Essentially every jurisdiction that has instituted any form of free or very low-cost childcare has seen an immediate spike in maternal labor-force participation. These increases have been huge: 7.7% in Quebec, 8.1% in Israel, 6.5% in Germany. Allowing women a real choice about their working hours leads to a major expansion of the tax base. In Quebec, economists concluded that “the tax-transfer return the federal and Quebec governments get from the program significantly exceeds the cost.”
We’ve seen this happen domestically as well. When Washington, D.C., rolled out universal pre-K for four- and three-year-olds, the labor force participation of mothers with preschoolers jumped 10% within a matter of years, and has now equalized with mothers who have school-age children. Notably, childcare is also important for school-age children: Even under the current weak system, hundreds of thousands of families rely on childcare programs for their elementary schooler’s before- and after-school care. The Build Back Better package would shift further billions toward school-age care subsidies.
The overall economic gains for the U.S. would be staggering.
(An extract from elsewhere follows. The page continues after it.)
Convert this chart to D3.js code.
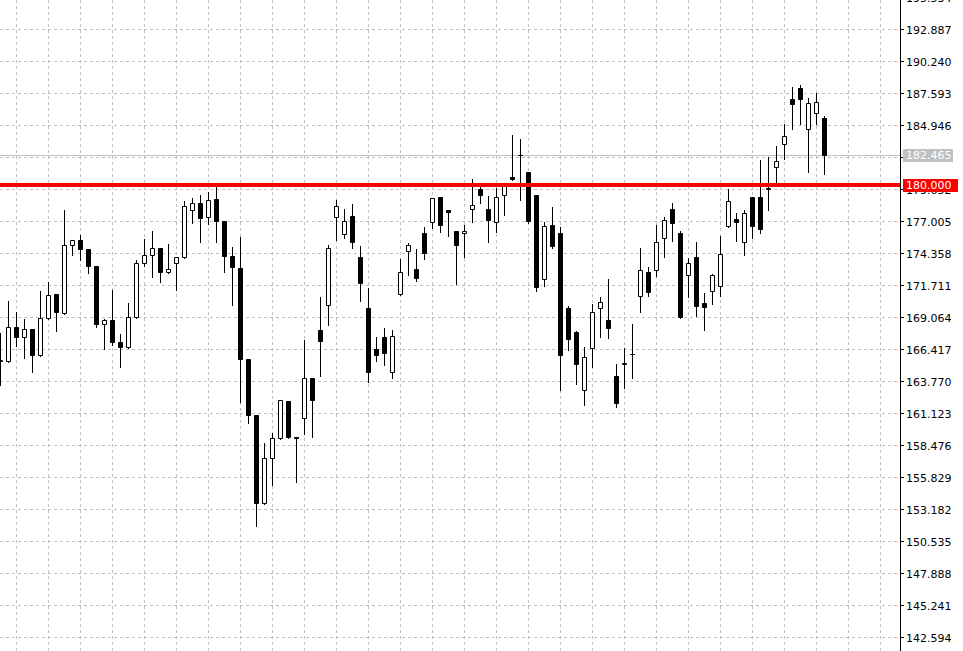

Heidi Shierholz, the former chief economist for the U.S. Department of Labor, has written that if the U.S. maternal employment rate was equivalent to Canada’s or Germany’s, that would single-handedly raise the nation’s GDP by 3.5%, generating over $500 billion annually.
Then there is the question of the childcare sector itself. Childcare is a large industry; it employs more than 2 million individuals, putting it at the same occupational level as truckers. Most practitioners currently make poverty or near-poverty wages; with a median wage of $12.26 an hour, fully half make so little, they are eligible for public assistance. The programs themselves are mainly an array of (mostly women-owned) small businesses struggling to keep the lights on.
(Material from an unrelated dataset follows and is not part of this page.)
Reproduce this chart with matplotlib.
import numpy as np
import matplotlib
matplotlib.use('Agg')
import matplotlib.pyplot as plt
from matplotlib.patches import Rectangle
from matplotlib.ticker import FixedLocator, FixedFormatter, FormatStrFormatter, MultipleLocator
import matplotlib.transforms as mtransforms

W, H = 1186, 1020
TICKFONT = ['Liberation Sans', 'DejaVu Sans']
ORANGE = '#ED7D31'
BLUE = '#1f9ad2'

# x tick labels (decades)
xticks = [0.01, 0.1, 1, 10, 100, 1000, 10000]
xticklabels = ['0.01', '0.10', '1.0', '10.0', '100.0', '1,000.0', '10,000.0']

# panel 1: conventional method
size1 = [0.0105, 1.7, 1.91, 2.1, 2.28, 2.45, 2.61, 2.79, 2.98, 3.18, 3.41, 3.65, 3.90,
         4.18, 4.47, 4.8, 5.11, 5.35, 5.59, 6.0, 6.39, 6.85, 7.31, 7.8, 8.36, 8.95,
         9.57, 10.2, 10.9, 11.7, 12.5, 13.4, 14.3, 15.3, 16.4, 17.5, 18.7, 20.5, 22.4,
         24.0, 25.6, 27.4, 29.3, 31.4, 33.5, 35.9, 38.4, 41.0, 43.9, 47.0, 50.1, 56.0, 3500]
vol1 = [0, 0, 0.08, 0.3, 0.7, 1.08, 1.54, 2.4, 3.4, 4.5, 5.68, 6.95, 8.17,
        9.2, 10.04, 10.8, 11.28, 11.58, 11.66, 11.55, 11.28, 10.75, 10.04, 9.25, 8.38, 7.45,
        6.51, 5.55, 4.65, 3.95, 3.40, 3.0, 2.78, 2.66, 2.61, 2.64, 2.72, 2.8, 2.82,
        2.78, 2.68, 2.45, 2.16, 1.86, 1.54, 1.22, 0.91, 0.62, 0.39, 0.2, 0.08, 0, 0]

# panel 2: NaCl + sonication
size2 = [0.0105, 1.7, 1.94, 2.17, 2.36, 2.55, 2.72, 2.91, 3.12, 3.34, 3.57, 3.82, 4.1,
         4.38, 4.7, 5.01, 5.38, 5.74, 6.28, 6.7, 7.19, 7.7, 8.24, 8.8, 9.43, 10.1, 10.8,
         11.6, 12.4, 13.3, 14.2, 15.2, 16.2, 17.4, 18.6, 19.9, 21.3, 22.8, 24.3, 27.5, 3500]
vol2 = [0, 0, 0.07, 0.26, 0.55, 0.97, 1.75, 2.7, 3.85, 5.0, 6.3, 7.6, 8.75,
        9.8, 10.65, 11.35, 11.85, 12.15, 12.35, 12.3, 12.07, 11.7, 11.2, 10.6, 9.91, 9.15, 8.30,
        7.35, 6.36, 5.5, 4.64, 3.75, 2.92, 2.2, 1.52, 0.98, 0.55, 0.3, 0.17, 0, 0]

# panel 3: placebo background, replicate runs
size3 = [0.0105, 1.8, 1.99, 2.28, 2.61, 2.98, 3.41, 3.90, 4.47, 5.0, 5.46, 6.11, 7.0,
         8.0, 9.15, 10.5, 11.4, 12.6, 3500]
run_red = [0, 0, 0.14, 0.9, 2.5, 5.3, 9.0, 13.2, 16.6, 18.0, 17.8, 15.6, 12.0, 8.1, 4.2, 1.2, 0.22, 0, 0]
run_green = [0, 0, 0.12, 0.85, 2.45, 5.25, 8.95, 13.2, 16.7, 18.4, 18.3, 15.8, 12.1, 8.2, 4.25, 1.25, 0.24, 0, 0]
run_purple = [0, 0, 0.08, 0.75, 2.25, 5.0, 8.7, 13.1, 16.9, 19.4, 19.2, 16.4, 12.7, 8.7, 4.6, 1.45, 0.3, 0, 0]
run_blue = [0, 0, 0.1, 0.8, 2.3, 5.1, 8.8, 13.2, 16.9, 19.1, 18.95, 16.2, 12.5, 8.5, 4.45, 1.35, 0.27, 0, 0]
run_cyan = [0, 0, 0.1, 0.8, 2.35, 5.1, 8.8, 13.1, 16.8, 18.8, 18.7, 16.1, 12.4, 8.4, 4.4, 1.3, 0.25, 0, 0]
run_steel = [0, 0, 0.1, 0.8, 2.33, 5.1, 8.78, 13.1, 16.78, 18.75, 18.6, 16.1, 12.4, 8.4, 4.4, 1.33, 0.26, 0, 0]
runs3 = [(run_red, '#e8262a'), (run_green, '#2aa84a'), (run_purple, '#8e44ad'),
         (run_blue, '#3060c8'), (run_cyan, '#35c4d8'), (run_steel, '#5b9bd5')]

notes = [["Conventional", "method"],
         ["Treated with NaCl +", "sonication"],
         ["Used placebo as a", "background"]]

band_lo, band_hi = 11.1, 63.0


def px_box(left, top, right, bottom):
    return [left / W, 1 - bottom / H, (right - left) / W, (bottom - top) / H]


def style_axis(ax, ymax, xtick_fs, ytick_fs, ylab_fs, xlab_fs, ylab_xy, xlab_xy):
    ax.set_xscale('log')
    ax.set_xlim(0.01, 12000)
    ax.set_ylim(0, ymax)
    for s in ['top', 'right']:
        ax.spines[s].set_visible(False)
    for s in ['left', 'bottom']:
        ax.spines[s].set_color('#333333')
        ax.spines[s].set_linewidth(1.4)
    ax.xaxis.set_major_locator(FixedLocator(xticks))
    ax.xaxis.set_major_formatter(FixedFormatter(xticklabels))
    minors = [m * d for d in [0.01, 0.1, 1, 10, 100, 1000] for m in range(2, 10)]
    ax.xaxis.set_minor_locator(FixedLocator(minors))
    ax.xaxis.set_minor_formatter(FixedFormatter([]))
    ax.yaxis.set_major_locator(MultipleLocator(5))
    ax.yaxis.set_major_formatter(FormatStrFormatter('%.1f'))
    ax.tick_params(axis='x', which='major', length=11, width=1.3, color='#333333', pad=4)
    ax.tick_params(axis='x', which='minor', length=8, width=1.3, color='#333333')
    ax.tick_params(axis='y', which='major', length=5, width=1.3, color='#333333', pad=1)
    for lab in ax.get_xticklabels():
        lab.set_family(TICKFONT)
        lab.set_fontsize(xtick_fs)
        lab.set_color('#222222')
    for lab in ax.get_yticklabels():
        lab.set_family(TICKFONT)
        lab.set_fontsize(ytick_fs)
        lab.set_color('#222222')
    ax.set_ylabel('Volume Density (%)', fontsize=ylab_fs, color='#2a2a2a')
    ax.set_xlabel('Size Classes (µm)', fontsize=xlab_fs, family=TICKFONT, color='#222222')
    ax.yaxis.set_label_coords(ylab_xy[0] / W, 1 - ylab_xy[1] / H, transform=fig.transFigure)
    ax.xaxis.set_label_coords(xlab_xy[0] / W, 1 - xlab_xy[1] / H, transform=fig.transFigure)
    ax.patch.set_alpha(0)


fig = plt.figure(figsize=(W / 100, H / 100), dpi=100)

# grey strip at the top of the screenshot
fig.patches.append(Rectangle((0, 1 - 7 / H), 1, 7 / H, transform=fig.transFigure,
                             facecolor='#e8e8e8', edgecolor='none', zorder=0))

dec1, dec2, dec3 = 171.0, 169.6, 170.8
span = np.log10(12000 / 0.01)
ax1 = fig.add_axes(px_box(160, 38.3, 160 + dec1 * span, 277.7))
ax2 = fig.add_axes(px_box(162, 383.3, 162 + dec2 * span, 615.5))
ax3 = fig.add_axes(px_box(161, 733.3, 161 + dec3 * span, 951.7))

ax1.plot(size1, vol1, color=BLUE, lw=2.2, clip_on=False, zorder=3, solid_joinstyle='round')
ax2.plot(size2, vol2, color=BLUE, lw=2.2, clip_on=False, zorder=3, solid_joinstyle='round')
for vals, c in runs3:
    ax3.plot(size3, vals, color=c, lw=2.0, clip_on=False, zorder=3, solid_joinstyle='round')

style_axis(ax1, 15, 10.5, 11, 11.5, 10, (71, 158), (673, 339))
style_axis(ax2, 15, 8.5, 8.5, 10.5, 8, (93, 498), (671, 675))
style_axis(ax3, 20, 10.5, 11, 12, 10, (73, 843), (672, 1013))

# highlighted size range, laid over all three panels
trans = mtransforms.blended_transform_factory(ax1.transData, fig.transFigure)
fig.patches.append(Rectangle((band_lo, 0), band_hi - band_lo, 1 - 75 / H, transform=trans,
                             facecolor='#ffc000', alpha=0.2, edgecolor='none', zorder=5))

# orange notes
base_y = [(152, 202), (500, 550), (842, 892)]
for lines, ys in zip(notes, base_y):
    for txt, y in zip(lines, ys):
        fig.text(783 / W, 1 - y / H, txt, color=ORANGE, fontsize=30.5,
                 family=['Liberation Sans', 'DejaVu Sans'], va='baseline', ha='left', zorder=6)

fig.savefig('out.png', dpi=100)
Solidifying the sector means generating enormous new economic output. Educators’ households would be raised toward the middle class, further growing disposable income and the tax base. New programs would open or expand, meaning the occupancy of commercial real estate and the purchase of furniture and materials. One report from the UC-Berkeley Labor Center concluded every dollar invested in California’s childcare system would generate $1.88 just from the sector’s output before even touching the benefits for parents and children. There is, again, every reason to think the finding applies nationwide.
It is perplexing, as Utah children’s advocate Moe Hickey has mused, that we speak of funding for roads and bridges as “investments” but funding children and families as “spending.” This is not merely semantics—an investment, by its nature, is money you outlay with the expectation of making more money as a result. While a healthy, high-quality childcare system will certainly reap social benefits for the current and future generations, it is also in a literal sense a wise investment. The problem is that the Congressional Budget Office does not take into account this return on investment. That omission does not mean lawmakers should ignore reality.
And the reality is that the childcare sector is not merely teetering at the edge of a cliff; it is in free fall. There is still a chance to rescue the Build Back Better plan in some form or fashion. Senator Manchin and anyone else concerned about the state of the U.S. economy should recognize that letting childcare splinter against the rocks will not only slow economic growth, but shatter so much economic potential. Childcare, it turns out, pays for itself today, and pays dividends for tomorrow.